• **Extracted data**
================

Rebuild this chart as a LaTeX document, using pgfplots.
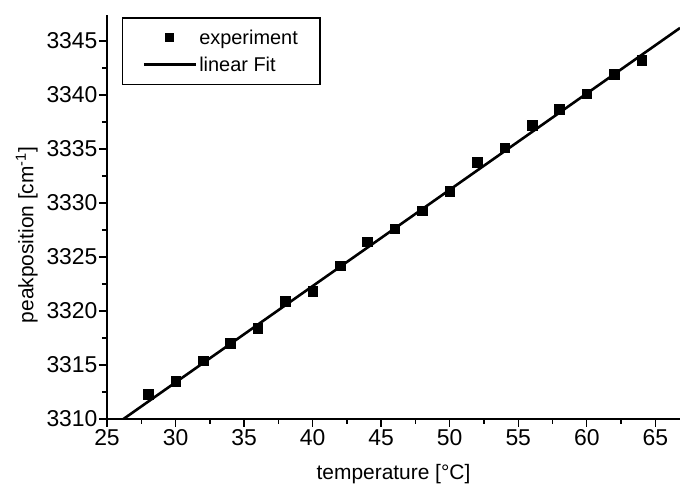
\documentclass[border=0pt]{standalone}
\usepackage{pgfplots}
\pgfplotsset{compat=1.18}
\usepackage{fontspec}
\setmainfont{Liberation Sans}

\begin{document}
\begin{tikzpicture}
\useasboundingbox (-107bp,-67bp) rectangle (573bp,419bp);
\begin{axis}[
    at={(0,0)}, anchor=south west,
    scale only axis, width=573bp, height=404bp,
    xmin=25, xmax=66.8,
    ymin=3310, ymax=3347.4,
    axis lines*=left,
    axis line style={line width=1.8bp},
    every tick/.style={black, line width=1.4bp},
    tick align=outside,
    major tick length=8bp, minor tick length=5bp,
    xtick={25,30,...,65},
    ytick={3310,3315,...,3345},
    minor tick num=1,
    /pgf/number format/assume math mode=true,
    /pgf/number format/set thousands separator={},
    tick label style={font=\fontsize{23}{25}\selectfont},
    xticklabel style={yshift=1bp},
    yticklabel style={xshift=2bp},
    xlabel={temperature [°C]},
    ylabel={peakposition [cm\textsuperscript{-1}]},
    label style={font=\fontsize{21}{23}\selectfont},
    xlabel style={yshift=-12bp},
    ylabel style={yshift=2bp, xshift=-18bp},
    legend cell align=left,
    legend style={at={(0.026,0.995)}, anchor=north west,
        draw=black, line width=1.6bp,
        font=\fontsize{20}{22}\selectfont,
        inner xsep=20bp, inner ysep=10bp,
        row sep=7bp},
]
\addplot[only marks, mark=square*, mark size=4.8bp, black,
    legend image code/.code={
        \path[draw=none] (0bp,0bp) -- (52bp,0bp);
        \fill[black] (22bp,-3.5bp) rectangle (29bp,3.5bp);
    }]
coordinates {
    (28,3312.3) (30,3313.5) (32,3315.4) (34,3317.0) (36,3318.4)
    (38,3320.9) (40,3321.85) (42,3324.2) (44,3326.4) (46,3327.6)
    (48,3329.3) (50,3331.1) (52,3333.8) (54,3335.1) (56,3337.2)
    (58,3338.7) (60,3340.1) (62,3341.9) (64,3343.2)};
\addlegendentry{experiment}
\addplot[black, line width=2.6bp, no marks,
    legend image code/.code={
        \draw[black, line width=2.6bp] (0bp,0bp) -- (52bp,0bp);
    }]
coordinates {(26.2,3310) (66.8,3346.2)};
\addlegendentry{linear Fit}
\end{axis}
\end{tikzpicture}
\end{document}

================

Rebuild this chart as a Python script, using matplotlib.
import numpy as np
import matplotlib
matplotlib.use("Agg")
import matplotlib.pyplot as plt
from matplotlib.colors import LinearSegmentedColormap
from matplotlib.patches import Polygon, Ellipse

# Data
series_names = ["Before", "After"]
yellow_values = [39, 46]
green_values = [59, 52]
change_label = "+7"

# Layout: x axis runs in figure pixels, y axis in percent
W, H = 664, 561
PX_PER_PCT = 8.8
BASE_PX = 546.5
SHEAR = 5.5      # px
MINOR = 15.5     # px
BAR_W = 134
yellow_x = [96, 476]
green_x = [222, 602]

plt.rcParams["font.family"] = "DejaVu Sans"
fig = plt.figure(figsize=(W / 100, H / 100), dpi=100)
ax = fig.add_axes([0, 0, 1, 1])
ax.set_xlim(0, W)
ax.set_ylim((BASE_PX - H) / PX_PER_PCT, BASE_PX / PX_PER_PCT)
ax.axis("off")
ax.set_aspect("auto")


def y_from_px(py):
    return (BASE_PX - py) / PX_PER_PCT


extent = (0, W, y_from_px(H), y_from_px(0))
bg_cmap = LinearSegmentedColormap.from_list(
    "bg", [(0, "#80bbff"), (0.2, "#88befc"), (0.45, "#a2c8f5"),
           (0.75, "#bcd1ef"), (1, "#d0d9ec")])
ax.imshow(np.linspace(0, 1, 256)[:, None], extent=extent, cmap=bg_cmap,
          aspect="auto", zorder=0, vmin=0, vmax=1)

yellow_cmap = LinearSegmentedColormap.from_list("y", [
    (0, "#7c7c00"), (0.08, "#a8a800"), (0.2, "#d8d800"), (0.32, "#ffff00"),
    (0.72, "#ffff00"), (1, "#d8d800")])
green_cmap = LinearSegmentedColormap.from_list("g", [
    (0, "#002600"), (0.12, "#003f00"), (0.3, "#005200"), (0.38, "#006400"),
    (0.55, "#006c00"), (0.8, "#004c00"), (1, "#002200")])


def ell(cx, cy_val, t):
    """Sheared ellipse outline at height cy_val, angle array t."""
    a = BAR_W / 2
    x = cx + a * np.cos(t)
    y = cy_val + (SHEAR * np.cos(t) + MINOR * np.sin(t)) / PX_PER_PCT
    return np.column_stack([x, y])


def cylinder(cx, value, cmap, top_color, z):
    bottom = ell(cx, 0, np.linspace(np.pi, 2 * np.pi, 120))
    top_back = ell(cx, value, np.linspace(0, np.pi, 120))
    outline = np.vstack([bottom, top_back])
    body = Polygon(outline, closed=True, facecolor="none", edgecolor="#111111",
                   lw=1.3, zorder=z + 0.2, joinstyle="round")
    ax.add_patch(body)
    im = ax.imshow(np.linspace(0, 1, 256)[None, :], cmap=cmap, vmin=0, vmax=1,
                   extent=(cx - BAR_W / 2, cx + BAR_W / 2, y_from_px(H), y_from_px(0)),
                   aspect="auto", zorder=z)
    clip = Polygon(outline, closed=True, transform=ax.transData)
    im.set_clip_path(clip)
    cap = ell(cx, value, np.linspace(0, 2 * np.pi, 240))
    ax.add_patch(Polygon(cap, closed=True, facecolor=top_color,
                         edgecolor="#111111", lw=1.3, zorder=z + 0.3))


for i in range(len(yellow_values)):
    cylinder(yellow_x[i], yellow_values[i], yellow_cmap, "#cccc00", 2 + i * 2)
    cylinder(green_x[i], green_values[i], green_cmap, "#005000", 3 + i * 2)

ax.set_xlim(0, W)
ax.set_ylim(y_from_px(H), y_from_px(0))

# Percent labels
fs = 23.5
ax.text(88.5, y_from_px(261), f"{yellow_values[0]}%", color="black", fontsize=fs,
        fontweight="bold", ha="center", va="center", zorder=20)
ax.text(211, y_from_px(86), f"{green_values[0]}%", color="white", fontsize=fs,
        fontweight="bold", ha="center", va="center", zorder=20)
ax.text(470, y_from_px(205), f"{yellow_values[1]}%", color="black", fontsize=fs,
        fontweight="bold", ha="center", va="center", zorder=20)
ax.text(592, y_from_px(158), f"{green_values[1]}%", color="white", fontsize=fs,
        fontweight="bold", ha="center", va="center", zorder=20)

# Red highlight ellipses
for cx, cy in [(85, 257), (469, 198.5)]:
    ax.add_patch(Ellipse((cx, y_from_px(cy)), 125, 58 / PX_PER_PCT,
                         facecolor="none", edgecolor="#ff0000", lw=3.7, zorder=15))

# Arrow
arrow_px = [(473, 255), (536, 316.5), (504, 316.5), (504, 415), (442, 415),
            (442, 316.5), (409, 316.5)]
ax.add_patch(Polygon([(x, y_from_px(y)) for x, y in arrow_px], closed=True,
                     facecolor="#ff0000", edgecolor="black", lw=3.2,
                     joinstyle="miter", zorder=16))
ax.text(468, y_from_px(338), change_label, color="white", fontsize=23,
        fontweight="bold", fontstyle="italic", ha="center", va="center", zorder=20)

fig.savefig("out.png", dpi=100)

================

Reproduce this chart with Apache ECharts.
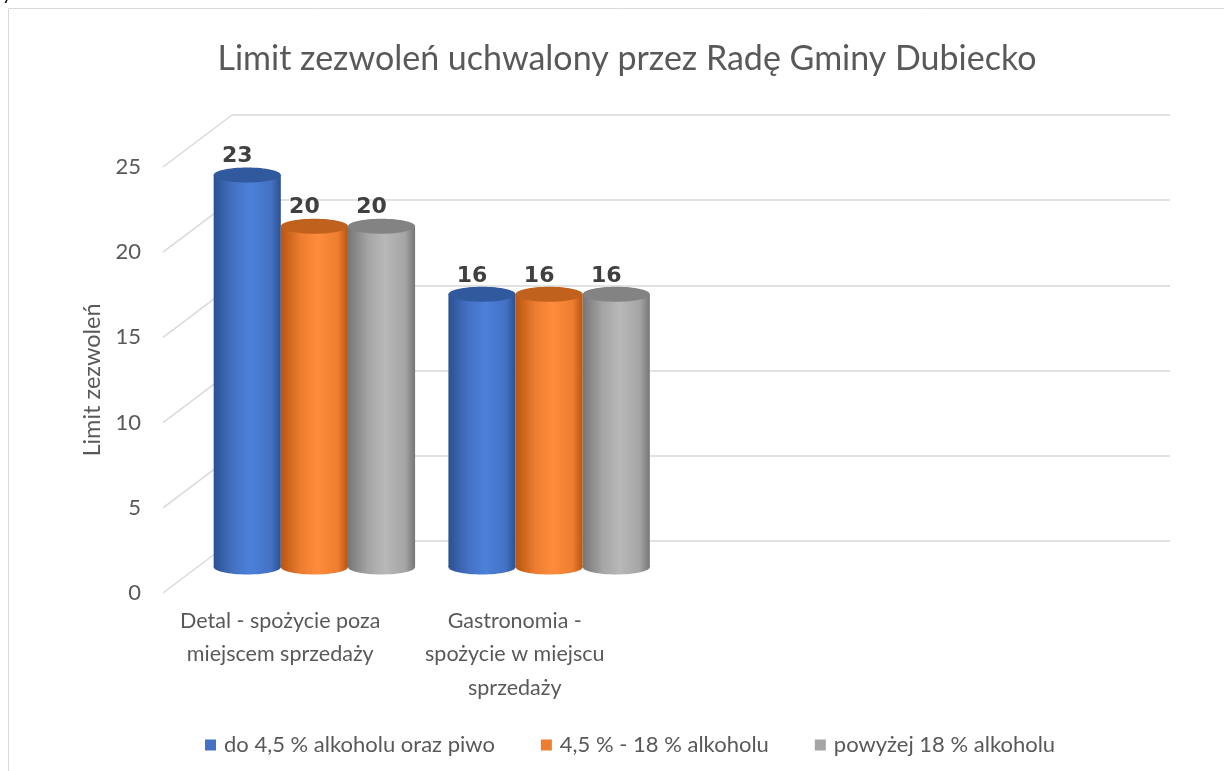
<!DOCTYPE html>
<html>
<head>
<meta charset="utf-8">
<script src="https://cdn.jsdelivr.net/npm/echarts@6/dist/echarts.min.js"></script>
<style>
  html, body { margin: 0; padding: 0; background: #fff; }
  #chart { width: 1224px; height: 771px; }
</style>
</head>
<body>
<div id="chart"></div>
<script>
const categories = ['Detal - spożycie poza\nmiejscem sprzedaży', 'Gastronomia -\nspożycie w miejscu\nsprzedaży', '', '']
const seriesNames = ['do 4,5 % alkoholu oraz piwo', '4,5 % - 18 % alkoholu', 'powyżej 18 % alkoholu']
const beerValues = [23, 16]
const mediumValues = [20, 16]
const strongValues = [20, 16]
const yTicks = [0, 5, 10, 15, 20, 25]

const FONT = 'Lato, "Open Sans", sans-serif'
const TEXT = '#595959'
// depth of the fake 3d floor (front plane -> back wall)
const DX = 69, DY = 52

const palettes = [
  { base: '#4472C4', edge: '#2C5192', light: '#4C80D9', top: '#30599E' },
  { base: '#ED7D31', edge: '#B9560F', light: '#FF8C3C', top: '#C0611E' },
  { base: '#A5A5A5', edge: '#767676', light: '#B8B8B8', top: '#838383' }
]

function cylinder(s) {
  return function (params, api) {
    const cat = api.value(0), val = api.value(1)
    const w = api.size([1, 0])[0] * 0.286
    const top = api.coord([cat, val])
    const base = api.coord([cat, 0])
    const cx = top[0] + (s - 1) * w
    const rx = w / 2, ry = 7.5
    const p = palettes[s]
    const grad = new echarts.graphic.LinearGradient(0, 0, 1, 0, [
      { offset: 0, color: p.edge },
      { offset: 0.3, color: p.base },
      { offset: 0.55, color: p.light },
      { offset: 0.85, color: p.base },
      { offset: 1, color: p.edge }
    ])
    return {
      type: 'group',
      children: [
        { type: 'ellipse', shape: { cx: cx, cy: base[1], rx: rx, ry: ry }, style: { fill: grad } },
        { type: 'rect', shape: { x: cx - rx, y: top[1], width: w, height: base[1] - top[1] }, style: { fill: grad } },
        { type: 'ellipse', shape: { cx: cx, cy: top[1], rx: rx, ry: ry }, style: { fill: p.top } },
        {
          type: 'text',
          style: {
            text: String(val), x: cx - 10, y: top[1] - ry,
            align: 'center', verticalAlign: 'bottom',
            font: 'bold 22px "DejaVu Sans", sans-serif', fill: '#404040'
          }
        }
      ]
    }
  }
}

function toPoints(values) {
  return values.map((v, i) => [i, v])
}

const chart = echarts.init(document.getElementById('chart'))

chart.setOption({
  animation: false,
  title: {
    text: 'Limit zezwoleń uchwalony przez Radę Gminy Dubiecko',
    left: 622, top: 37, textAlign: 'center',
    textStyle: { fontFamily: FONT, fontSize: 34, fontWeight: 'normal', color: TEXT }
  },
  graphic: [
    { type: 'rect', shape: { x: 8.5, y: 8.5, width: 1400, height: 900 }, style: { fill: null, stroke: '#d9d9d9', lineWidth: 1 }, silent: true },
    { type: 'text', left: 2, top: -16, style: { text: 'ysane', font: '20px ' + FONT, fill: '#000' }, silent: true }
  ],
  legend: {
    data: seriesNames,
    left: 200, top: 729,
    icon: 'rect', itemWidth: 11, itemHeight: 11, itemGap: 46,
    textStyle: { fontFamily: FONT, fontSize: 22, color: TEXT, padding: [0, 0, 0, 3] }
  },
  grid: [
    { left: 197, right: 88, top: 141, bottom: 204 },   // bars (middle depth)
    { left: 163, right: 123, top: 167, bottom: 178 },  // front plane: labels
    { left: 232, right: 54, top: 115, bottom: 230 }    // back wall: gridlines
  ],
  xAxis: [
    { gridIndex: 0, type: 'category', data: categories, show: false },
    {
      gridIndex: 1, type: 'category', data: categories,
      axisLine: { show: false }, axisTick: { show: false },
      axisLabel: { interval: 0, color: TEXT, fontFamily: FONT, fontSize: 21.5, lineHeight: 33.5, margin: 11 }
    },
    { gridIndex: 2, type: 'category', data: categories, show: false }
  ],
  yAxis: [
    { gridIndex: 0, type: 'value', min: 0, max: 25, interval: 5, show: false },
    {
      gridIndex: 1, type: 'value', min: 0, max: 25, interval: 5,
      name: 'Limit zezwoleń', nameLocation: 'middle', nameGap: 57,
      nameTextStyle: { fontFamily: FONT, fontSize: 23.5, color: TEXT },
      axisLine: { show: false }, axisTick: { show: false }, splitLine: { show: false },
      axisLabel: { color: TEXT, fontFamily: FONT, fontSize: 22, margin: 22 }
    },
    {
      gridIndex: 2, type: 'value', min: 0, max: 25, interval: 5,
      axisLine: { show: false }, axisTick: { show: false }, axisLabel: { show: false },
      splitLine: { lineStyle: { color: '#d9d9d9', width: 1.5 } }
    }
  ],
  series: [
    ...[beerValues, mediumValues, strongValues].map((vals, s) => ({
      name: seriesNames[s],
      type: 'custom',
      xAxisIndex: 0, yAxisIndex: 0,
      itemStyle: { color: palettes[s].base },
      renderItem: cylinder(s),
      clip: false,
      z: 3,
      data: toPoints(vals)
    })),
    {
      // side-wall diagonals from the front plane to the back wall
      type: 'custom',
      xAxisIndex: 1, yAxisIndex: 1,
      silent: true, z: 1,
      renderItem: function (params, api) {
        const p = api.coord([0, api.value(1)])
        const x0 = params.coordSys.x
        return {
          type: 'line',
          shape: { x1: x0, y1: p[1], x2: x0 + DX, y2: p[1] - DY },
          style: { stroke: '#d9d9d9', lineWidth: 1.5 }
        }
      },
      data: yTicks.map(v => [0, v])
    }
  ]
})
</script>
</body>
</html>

================

• **What is asked**
Only the lines from the one containing "Rebuild this chart as a Python" through the one containing "zorder=0, vmin=0, vmax=1)" are to be extracted, exactly as they appear, with both ends included.

• **Answer for this exercise**
Rebuild this chart as a Python script, using matplotlib.
import numpy as np
import matplotlib
matplotlib.use("Agg")
import matplotlib.pyplot as plt
from matplotlib.colors import LinearSegmentedColormap
from matplotlib.patches import Polygon, Ellipse

# Data
series_names = ["Before", "After"]
yellow_values = [39, 46]
green_values = [59, 52]
change_label = "+7"

# Layout: x axis runs in figure pixels, y axis in percent
W, H = 664, 561
PX_PER_PCT = 8.8
BASE_PX = 546.5
SHEAR = 5.5      # px
MINOR = 15.5     # px
BAR_W = 134
yellow_x = [96, 476]
green_x = [222, 602]

plt.rcParams["font.family"] = "DejaVu Sans"
fig = plt.figure(figsize=(W / 100, H / 100), dpi=100)
ax = fig.add_axes([0, 0, 1, 1])
ax.set_xlim(0, W)
ax.set_ylim((BASE_PX - H) / PX_PER_PCT, BASE_PX / PX_PER_PCT)
ax.axis("off")
ax.set_aspect("auto")


def y_from_px(py):
    return (BASE_PX - py) / PX_PER_PCT


extent = (0, W, y_from_px(H), y_from_px(0))
bg_cmap = LinearSegmentedColormap.from_list(
    "bg", [(0, "#80bbff"), (0.2, "#88befc"), (0.45, "#a2c8f5"),
           (0.75, "#bcd1ef"), (1, "#d0d9ec")])
ax.imshow(np.linspace(0, 1, 256)[:, None], extent=extent, cmap=bg_cmap,
          aspect="auto", zorder=0, vmin=0, vmax=1)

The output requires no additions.